School District Response 
As the entire group awaits trial, actions taken by the two school districts where the students are enrolled has differed. In Sudbury, all of the students involved were immediately suspended and prevented from returning to school in September.  At Nashoba, Gross returned to school and the 16-yr-old Bolton youth is reportedly also at school. The district would not confirm or deny if Estabrook is attending classes.
The Lincoln-Sudbury school district did not return calls from The Stow Independent, but Michael Wood, Nashoba Superintendent,  commented that no two school districts are alike and the way in which one district handles an incident is not necessarily how another should handle a similar incident.

According to Massachusetts General Law,  “Upon the issuance of a criminal complaint charging a student with a felony or upon the issuance of a felony delinquency complaint against a student, the principal or headmaster of a school in which the student is enrolled may suspend such student for a period of time determined appropriate by said principal or headmaster if said principal or headmaster determines that the student’s continued presence in school would have a substantial detrimental effect on the general welfare of the school.”

Superintendent Wood contends that this situation has not caused a disturbance at the school. “A disturbance would be something where a teacher could not teach or students could not learn,” said Wood.
After consulting with the District’s attorney and discussing the matter with the high school administration, the decision was made to allow Gross to attend school. Wood says his past experience with these types of situations played into his decision. “We don’t take this lightly, but unfortunately, it’s not all that unique to have students who make bad choices,” said Wood.
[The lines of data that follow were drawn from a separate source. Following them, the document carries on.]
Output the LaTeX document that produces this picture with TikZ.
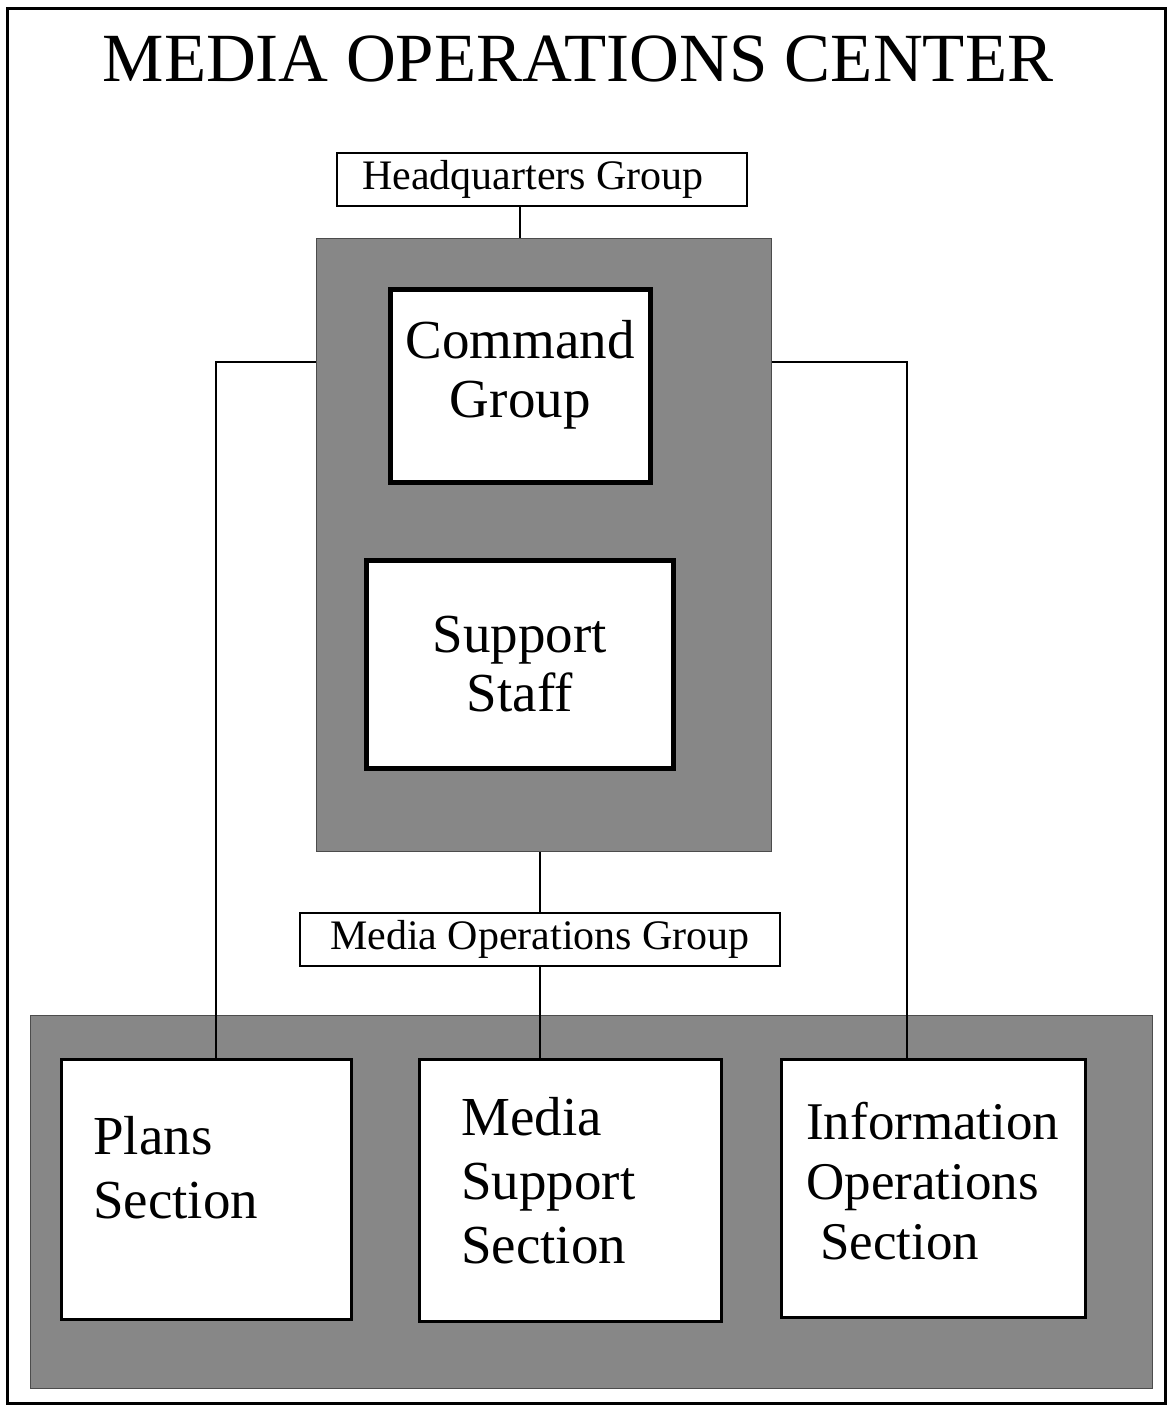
\documentclass[tikz,border=0pt]{standalone}
\usepackage{fontspec}
\setmainfont{Liberation Serif}
\usetikzlibrary{positioning}
\newcommand{\padbelow}[1]{\rule[-#1]{0pt}{#1}}

\begin{document}
\begin{tikzpicture}[x=1pt,y=-1pt,line width=2pt,
  box/.style={draw,fill=white,inner sep=0pt,anchor=north west},
  greybox/.style={draw=black!70,fill=black!47,line width=1pt,inner sep=0pt,anchor=north west},
  bigtext/.style={font=\fontsize{55}{59}\selectfont,align=center},
  sectext/.style={font=\fontsize{55}{64}\selectfont,align=left},
  smalltext/.style={font=\fontsize{42}{46}\selectfont}]
\useasboundingbox (0,0) rectangle (1172,1407);
\draw[line width=3pt] (7,9) rectangle (1165,1403);
\node[font=\fontsize{69}{72}\selectfont,anchor=base] (title) at (578,82) {MEDIA OPERATIONS CENTER};
\node[box,smalltext,minimum width=410,minimum height=53] (hqg) at (336,152) {Headquarters Group\hspace*{18pt}};
\node[greybox,minimum width=455,minimum height=613] (core) at (316,238) {};
\node[box,bigtext,line width=4.5pt,minimum width=260,minimum height=193] (cmd) at (388,287) {Command\\Group\padbelow{34pt}};
\node[box,bigtext,line width=4.5pt,minimum width=307,minimum height=208] (staff) at (364,558) {Support\\Staff};
\node[box,smalltext,minimum width=480,minimum height=53] (mog) at (299,912) {Media Operations Group};
\node[greybox,minimum width=1122,minimum height=373] (band) at (30,1015) {};
\node[box,sectext,line width=2.5pt,inner xsep=32,text width=226,minimum height=260] (plans) at (60,1058) {Plans\\Section\padbelow{44pt}};
\node[box,sectext,line width=2.5pt,inner xsep=42,text width=218,minimum height=262] (msup) at (418,1058) {Media\\Support\\Section\padbelow{20pt}};
\node[box,sectext,font=\fontsize{53}{60}\selectfont,line width=2.5pt,inner xsep=25,text width=254,minimum height=258] (infoops) at (780,1058) {Information\\Operations\\\hspace*{14pt}Section\padbelow{14pt}};
\draw (cmd |- hqg.south) -- (cmd |- core.north);
\draw (mog.north |- core.south) -- (mog.north);
\draw (mog.south) -- (mog.south |- msup.north);
\draw (core.west |- 0,362) -| (plans.north -| 216,0);
\draw (core.east |- 0,362) -| (infoops.north -| 907,0);
\end{tikzpicture}
\end{document}
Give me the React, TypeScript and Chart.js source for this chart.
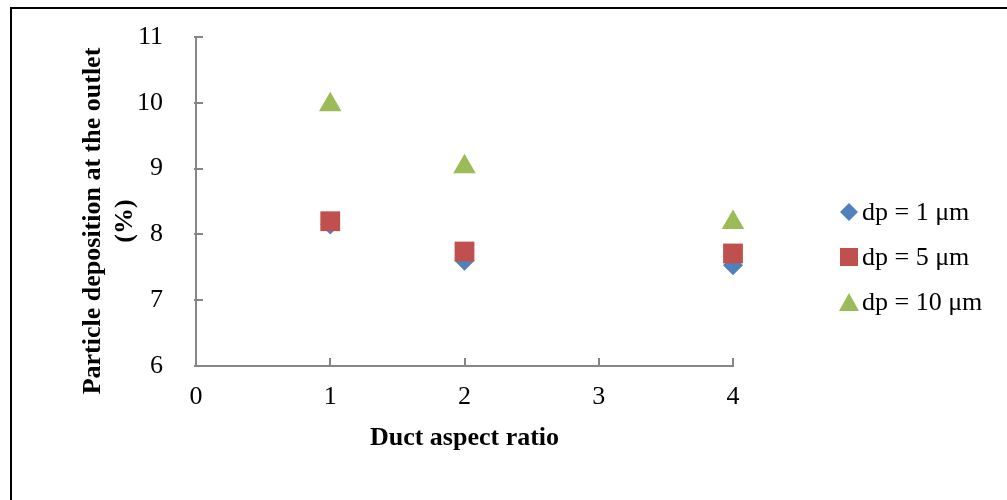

As for parents’ concerns, Wood said, “It has to be more than someone just saying ‘I feel unsafe’. There has to be an issue we can point to objectively. I have heard no reports of bullying or incidents occurring because of this situation. If something does happen, parents and students should come forward. If my office receives a large volume of calls from parents, then my work is potentially disrupted, the work of my staff is disrupted,” said Wood, alluding to the statute language that says a student may be removed from the school if his presence causes a disruption.  “Right now, I have not been called at great length,” he said.
“We are constantly monitoring the situation and if it comes to the point we feel it is causing a disruption, we would address that,” he concluded. “Remember, someone has just been charged. That does not mean they are necessarily guilty.”

Police Response
Stow Police said that the case resides with the Sudbury Police and the Middlesex District Attorney’s office, and is out of their jurisdiction. Any action taken at the high school and circumstances that occur because of it, also fall outside their jurisdiction and become the responsibility of the Bolton Police Department, whom Wood said has been informed of his decision.

Stow Police Chief Bill Bosworth said that immediately following the arrest of the Stow youths, and learning of the involvement of a gun in the crimes, he investigated the gun permits  assigned to both the Gross and Estabrook homes.

While both fathers have gun permits and gun collections, all of the parents’ guns were accounted for and determined to have not been the weapon involved in the crime. The fathers’ gun collections were also properly secured, so no violations of their own Class A permits were recorded.  According to Bosworth, both teens have Firearm Identification Cards which are issued to youths over age 15, who may use a firearm with a parent’s permission. Those permits can only be revoked upon conviction of a crime, and not merely a charge of a crime, he said.

As for Gross, his ankle bracelet reports his whereabouts to the probation department. He is scheduled for a status hearing in mid-October.